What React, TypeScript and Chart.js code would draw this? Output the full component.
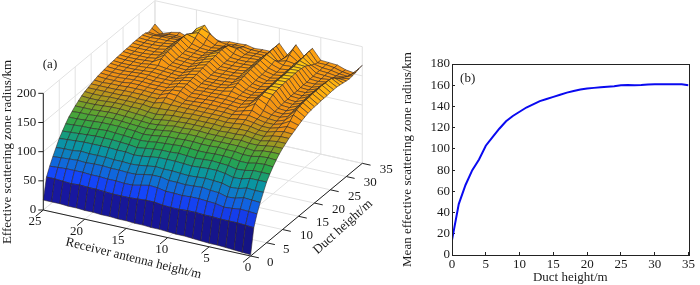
import React, { useEffect, useRef } from "react";
import { Chart, registerables } from "chart.js";

Chart.register(...registerables);

const ductHeights = [0,1,2,3,4,5,6,7,8,9,10,11,12,13,14,15,16,17,18,19,20,21,22,23,24,25,26,27,28,29,30,31,32,33,34,35];
const meanRadius = [14,48,66,80,90,103,111,119,126,131,135,139,142,145,147,149,151,153,154.5,156,157,157.5,158,158.5,159,160,160.2,160,160.2,160.7,161,161,161,161,161,160];
const receiverHeights = [0,1,2,3,4,5,6,7,8,9,10,11,12,13,14,15,16,17,18,19,20,21,22,23,24,25];
const receiverTicks = [0,5,10,15,20,25];
const ductTicks = [0,5,10,15,20,25,30,35];
const radiusTicks = [0,50,100,150,200];

// radius by duct height (rows) and receiver height (columns)
const radiusTable = [
[2,3,4,5,6,6,7,8,9,9,10,11,11,12,12,13,13,14,14,15,15,16,16,17,17,17],
[44,45,46,46,46,47,47,48,48,47,47,48,50,50,49,48,48,48,49,50,50,51,50,51,52,52],
[63,64,65,63,62,65,66,67,67,66,67,67,70,71,68,65,65,66,66,67,67,68,68,68,67,66],
[78,79,80,76,75,79,80,82,81,80,81,81,84,84,82,79,79,80,80,81,81,80,81,80,79,78],
[91,91,92,88,87,91,92,93,92,91,92,93,93,94,92,90,89,90,90,91,91,91,92,90,90,89],
[104,104,104,100,99,103,105,105,104,103,104,105,105,105,103,101,100,102,102,103,103,103,103,102,101,100],
[113,113,113,110,109,112,113,114,113,112,113,114,113,113,112,110,108,110,111,112,112,112,111,110,109,108],
[121,122,121,118,118,120,121,121,120,120,121,122,121,120,119,117,116,117,118,119,120,119,118,118,117,116],
[128,129,128,125,125,127,127,128,127,127,128,128,127,127,125,123,122,124,125,126,126,126,125,124,123,123],
[134,134,133,130,131,132,132,132,132,132,133,133,132,132,130,128,127,128,129,130,131,131,130,129,129,128],
[139,139,137,135,135,137,136,136,136,136,137,137,136,136,134,132,131,132,133,134,135,135,134,133,133,133],
[143,143,141,138,139,141,140,140,139,140,140,140,140,139,138,136,134,136,137,138,139,139,138,137,137,137],
[147,147,145,141,142,144,144,143,142,143,143,143,143,142,142,140,138,139,141,141,142,142,141,140,140,141],
[150,151,148,144,144,147,148,146,145,146,146,146,146,145,145,144,143,142,144,144,144,144,144,143,143,144],
[153,155,150,146,146,149,151,149,147,148,148,148,148,148,148,148,149,145,146,146,147,146,146,146,146,146],
[156,160,152,148,148,151,154,152,149,150,150,150,150,150,149,151,153,148,148,149,149,149,148,148,148,148],
[159,166,154,149,150,152,158,154,150,152,152,152,152,151,150,155,156,150,150,151,151,151,150,150,149,150],
[161,170,156,151,152,156,165,156,152,153,153,154,153,152,152,158,157,152,152,152,153,153,151,151,151,152],
[163,172,157,152,153,162,169,157,153,154,155,155,154,154,153,160,158,153,153,153,154,154,153,152,152,153],
[164,173,159,153,154,167,170,158,154,155,156,156,155,155,154,161,159,154,154,154,155,155,154,153,153,154],
[165,174,160,154,155,170,171,158,155,156,160,157,156,155,155,162,160,155,155,155,156,156,155,154,154,155],
[165,174,160,155,156,172,172,158,155,157,163,158,156,156,156,163,160,155,155,156,157,156,155,155,155,156],
[166,175,161,155,156,173,172,158,155,157,165,158,156,156,156,164,161,155,156,157,158,157,156,155,155,156],
[166,175,162,156,157,173,172,159,156,158,167,158,157,156,156,165,162,156,156,157,159,158,156,156,156,157],
[166,175,162,156,157,174,173,159,156,158,168,159,157,157,157,166,162,156,157,158,166,158,157,156,156,157],
[167,176,162,157,157,174,173,160,157,159,169,159,158,157,157,167,163,157,157,158,168,159,157,157,157,158],
[167,175,162,157,158,174,173,160,157,160,170,160,158,158,158,168,163,157,158,159,169,160,158,157,157,158],
[167,175,162,157,158,175,173,160,157,160,171,160,158,158,158,168,164,158,158,159,170,160,158,158,158,158],
[166,174,161,158,158,175,174,160,158,161,171,160,159,158,159,169,164,158,158,160,171,161,158,158,158,159],
[165,170,160,158,159,174,174,161,158,162,172,160,159,159,159,170,164,158,159,160,171,161,159,158,158,159],
[164,165,160,158,159,173,174,161,159,164,172,161,159,159,160,170,163,158,159,161,172,161,159,158,158,159],
[163,161,158,159,160,170,175,162,161,166,173,161,160,159,162,170,161,158,159,163,172,160,159,159,158,159],
[164,158,157,159,160,166,176,162,164,160,173,160,160,159,166,168,160,158,160,168,172,159,158,158,157,158],
[165,155,156,159,160,163,177,161,170,158,174,159,159,158,163,162,159,158,165,173,168,156,156,155,153,155],
[167,153,155,159,161,161,178,161,174,157,174,158,158,158,160,160,158,160,170,176,165,152,154,153,150,157],
[168,152,154,159,160,161,178,161,178,157,174,157,157,156,159,158,158,155,158,177,168,150,155,152,147,160],
];

const colorStops: [number, number[]][] = [
  [0,[18,16,105]],[30,[25,25,170]],[55,[20,70,250]],[75,[15,115,210]],[95,[10,150,160]],
  [115,[40,165,75]],[130,[90,165,50]],[142,[170,150,30]],[152,[240,145,20]],[165,[255,160,15]],[178,[255,225,20]],
];

const SERIF = "'Liberation Serif', serif";
const TEXT = "#1a1a1a";

function colorFor(z: number) {
  for (let i = 1; i < colorStops.length; i++) {
    const [b, cb] = colorStops[i];
    if (z <= b) {
      const [a, ca] = colorStops[i - 1];
      const f = (z - a) / (b - a);
      return `rgb(${ca.map((c, k) => Math.round(c + (cb[k] - c) * f)).join(",")})`;
    }
  }
  return "rgb(255,225,20)";
}

function project(rx: number, d: number, z: number) {
  return {
    x: 43.3 + (25 - rx) * 8.293 + d * 3.19,
    y: 210 + (25 - rx) * 1.84 - d * 2.648 - z * 0.5833,
  };
}

function segment(points: { x: number; y: number }[], color: string, width: number) {
  return { data: points, borderColor: color, borderWidth: width, pointRadius: 0, fill: false, tension: 0 };
}

function surfaceDatasets() {
  const out: any[] = [];
  for (let d = 0; d < ductHeights.length - 1; d++) {
    for (let r = 0; r < receiverHeights.length - 1; r++) {
      const pts = [
        project(receiverHeights[r], ductHeights[d], radiusTable[d][r]),
        project(receiverHeights[r + 1], ductHeights[d], radiusTable[d][r + 1]),
        project(receiverHeights[r + 1], ductHeights[d + 1], radiusTable[d + 1][r + 1]),
        project(receiverHeights[r], ductHeights[d + 1], radiusTable[d + 1][r]),
      ];
      pts.push(pts[0]);
      const z = (radiusTable[d][r] + radiusTable[d][r + 1] * 0.5 + radiusTable[d + 1][r] * 0.5) / 2;
      out.push({
        data: pts, borderColor: "rgba(45,35,35,0.8)", borderWidth: 0.7, pointRadius: 0,
        backgroundColor: colorFor(z), fill: "shape", tension: 0,
      });
    }
  }
  return out;
}

function boxDatasets() {
  const GRID = "#e2e2e2";
  const out: any[] = [];
  const zMax = radiusTicks[radiusTicks.length - 1];
  const rMax = receiverTicks[receiverTicks.length - 1];
  const dMax = ductTicks[ductTicks.length - 1];
  for (const r of receiverTicks) {
    out.push(segment([project(r, 0, 0), project(r, dMax, 0), project(r, dMax, zMax)], GRID, 1));
  }
  for (const d of ductTicks) {
    out.push(segment([project(0, d, 0), project(rMax, d, 0), project(rMax, d, zMax)], GRID, 1));
  }
  for (const z of radiusTicks) {
    out.push(segment([project(rMax, 0, z), project(rMax, dMax, z), project(0, dMax, z)], GRID, 1));
  }
  return out;
}

function axisDatasets() {
  const INK = "#222";
  const out: any[] = [];
  const rMax = receiverTicks[receiverTicks.length - 1];
  const dMax = ductTicks[ductTicks.length - 1];
  const zMax = radiusTicks[radiusTicks.length - 1];
  out.push(segment([project(rMax, 0, 0), project(rMax, 0, zMax)], INK, 1));
  out.push(segment([project(rMax, 0, 0), project(0, 0, 0)], INK, 1));
  out.push(segment([project(0, 0, 0), project(0, dMax, 0)], INK, 1));
  for (const r of receiverTicks) out.push(segment([project(r, 0, 0), project(r, -2.4, 0)], INK, 1));
  for (const d of ductTicks) out.push(segment([project(0, d, 0), project(-1, d, 0)], INK, 1));
  for (const z of radiusTicks) {
    const p = project(rMax, 0, z);
    out.push(segment([p, { x: p.x - 5, y: p.y }], INK, 1));
  }
  return out;
}

const surfaceText = {
  id: "surfaceText",
  afterDraw(chart: any) {
    const { ctx, scales } = chart;
    const put = (s: string, x: number, y: number, rot = 0, size = 13, align: CanvasTextAlign = "center") => {
      ctx.save();
      ctx.translate(scales.x.getPixelForValue(x), scales.y.getPixelForValue(y));
      ctx.rotate(rot);
      ctx.font = `${size}px ${SERIF}`;
      ctx.fillStyle = TEXT;
      ctx.textAlign = align;
      ctx.textBaseline = "middle";
      ctx.fillText(s, 0, 0);
      ctx.restore();
    };
    for (const z of radiusTicks) {
      const p = project(25, 0, z);
      put(String(z), p.x - 7, p.y, 0, 13, "right");
    }
    for (const r of receiverTicks) {
      const p = project(r, 0, 0);
      put(String(r), p.x + (r >= 15 ? -8.3 : r >= 10 ? -6 : -2.7), p.y + 12);
    }
    for (const d of ductTicks) {
      const p = project(0, d, 0);
      put(String(d), p.x + (d < 10 ? 19.6 : 24), p.y + 6.5);
    }
    put("(a)", 50, 65);
    put("Effective scattering zone radius/km", 8, 152, -Math.PI / 2, 13);
    put("Receiver antenna height/m", 133.5, 258.5, (13.8 * Math.PI) / 180, 13);
    put("Duct height/m", 343, 227, (-42 * Math.PI) / 180, 13);
  },
};

const lineDecor = {
  id: "lineDecor",
  afterDraw(chart: any) {
    const { ctx, chartArea: a, scales } = chart;
    ctx.save();
    ctx.strokeStyle = "#222";
    ctx.lineWidth = 1;
    ctx.strokeRect(Math.round(a.left) + 0.5, Math.round(a.top) + 0.5, Math.round(a.width), Math.round(a.height));
    ctx.font = `13px ${SERIF}`;
    ctx.fillStyle = TEXT;
    ctx.textBaseline = "middle";
    ctx.fillText("(b)", scales.x.getPixelForValue(1.2), scales.y.getPixelForValue(166));
    ctx.restore();
  },
};

export default function App() {
  const leftRef = useRef<HTMLCanvasElement>(null);
  const rightRef = useRef<HTMLCanvasElement>(null);

  useEffect(() => {
    const left = new Chart(leftRef.current!, {
      type: "line",
      data: { datasets: [...axisDatasets(), ...surfaceDatasets(), ...boxDatasets()] } as any,
      options: {
        animation: false, responsive: false,
        plugins: { legend: { display: false }, tooltip: { enabled: false } },
        layout: { padding: 0 },
        events: [],
        scales: {
          x: { type: "linear", display: false, min: 0, max: 400 },
          y: { type: "linear", display: false, min: 0, max: 285, reverse: true },
        },
      },
      plugins: [surfaceText],
    } as any);

    const tickFont = { family: SERIF, size: 13 };
    const right = new Chart(rightRef.current!, {
      type: "line",
      data: {
        datasets: [{
          data: ductHeights.map((x, i) => ({ x, y: meanRadius[i] })),
          borderColor: "#0a0af0", borderWidth: 2, pointRadius: 0, tension: 0, fill: false,
        }],
      },
      options: {
        animation: false, responsive: false,
        plugins: { legend: { display: false }, tooltip: { enabled: false } },
        events: [],
        layout: { padding: { left: 0, right: 5, top: 64, bottom: 0 } },
        scales: {
          x: {
            type: "linear", min: 0, max: 35,
            afterFit: (s: any) => { s.height = 30; },
            grid: { drawOnChartArea: false, drawTicks: true, tickLength: -3, color: "#222" },
            border: { color: "#222" },
            ticks: { stepSize: 5, padding: 5, maxRotation: 0, color: TEXT, font: tickFont },
            title: { display: true, text: "Duct height/m", color: TEXT, font: tickFont, padding: { top: 0, bottom: 0 } },
          },
          y: {
            type: "linear", min: 0, max: 180,
            afterFit: (s: any) => { s.width = 52; },
            grid: { drawOnChartArea: false, drawTicks: true, tickLength: -3, color: "#222" },
            border: { color: "#222" },
            ticks: { stepSize: 20, padding: 5, color: TEXT, font: tickFont },
            title: { display: true, text: "Mean effective scattering zone radius/km", color: TEXT, font: tickFont, padding: { top: 0, bottom: 0 } },
          },
        },
      },
      plugins: [lineDecor],
    } as any);

    return () => { left.destroy(); right.destroy(); };
  }, []);

  return (
    <div style={{ position: "absolute", left: 0, top: 0, width: 700, height: 285, background: "#fff", overflow: "hidden" }}>
      <canvas ref={leftRef} width={400} height={285} style={{ position: "absolute", left: 0, top: 0 }} />
      <canvas ref={rightRef} width={300} height={285} style={{ position: "absolute", left: 400, top: 0 }} />
    </div>
  );
}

# # #

**EXERCISE DETAILS**
Make an exact copy of the lines from the top of the material through the line with "const radiusTicks = [0,50,100,150,200];", pictures excluded.

**RESULT FOR THIS TASK**
What React, TypeScript and Chart.js code would draw this? Output the full component.
import React, { useEffect, useRef } from "react";
import { Chart, registerables } from "chart.js";

Chart.register(...registerables);

const ductHeights = [0,1,2,3,4,5,6,7,8,9,10,11,12,13,14,15,16,17,18,19,20,21,22,23,24,25,26,27,28,29,30,31,32,33,34,35];
const meanRadius = [14,48,66,80,90,103,111,119,126,131,135,139,142,145,147,149,151,153,154.5,156,157,157.5,158,158.5,159,160,160.2,160,160.2,160.7,161,161,161,161,161,160];
const receiverHeights = [0,1,2,3,4,5,6,7,8,9,10,11,12,13,14,15,16,17,18,19,20,21,22,23,24,25];
const receiverTicks = [0,5,10,15,20,25];
const ductTicks = [0,5,10,15,20,25,30,35];
const radiusTicks = [0,50,100,150,200];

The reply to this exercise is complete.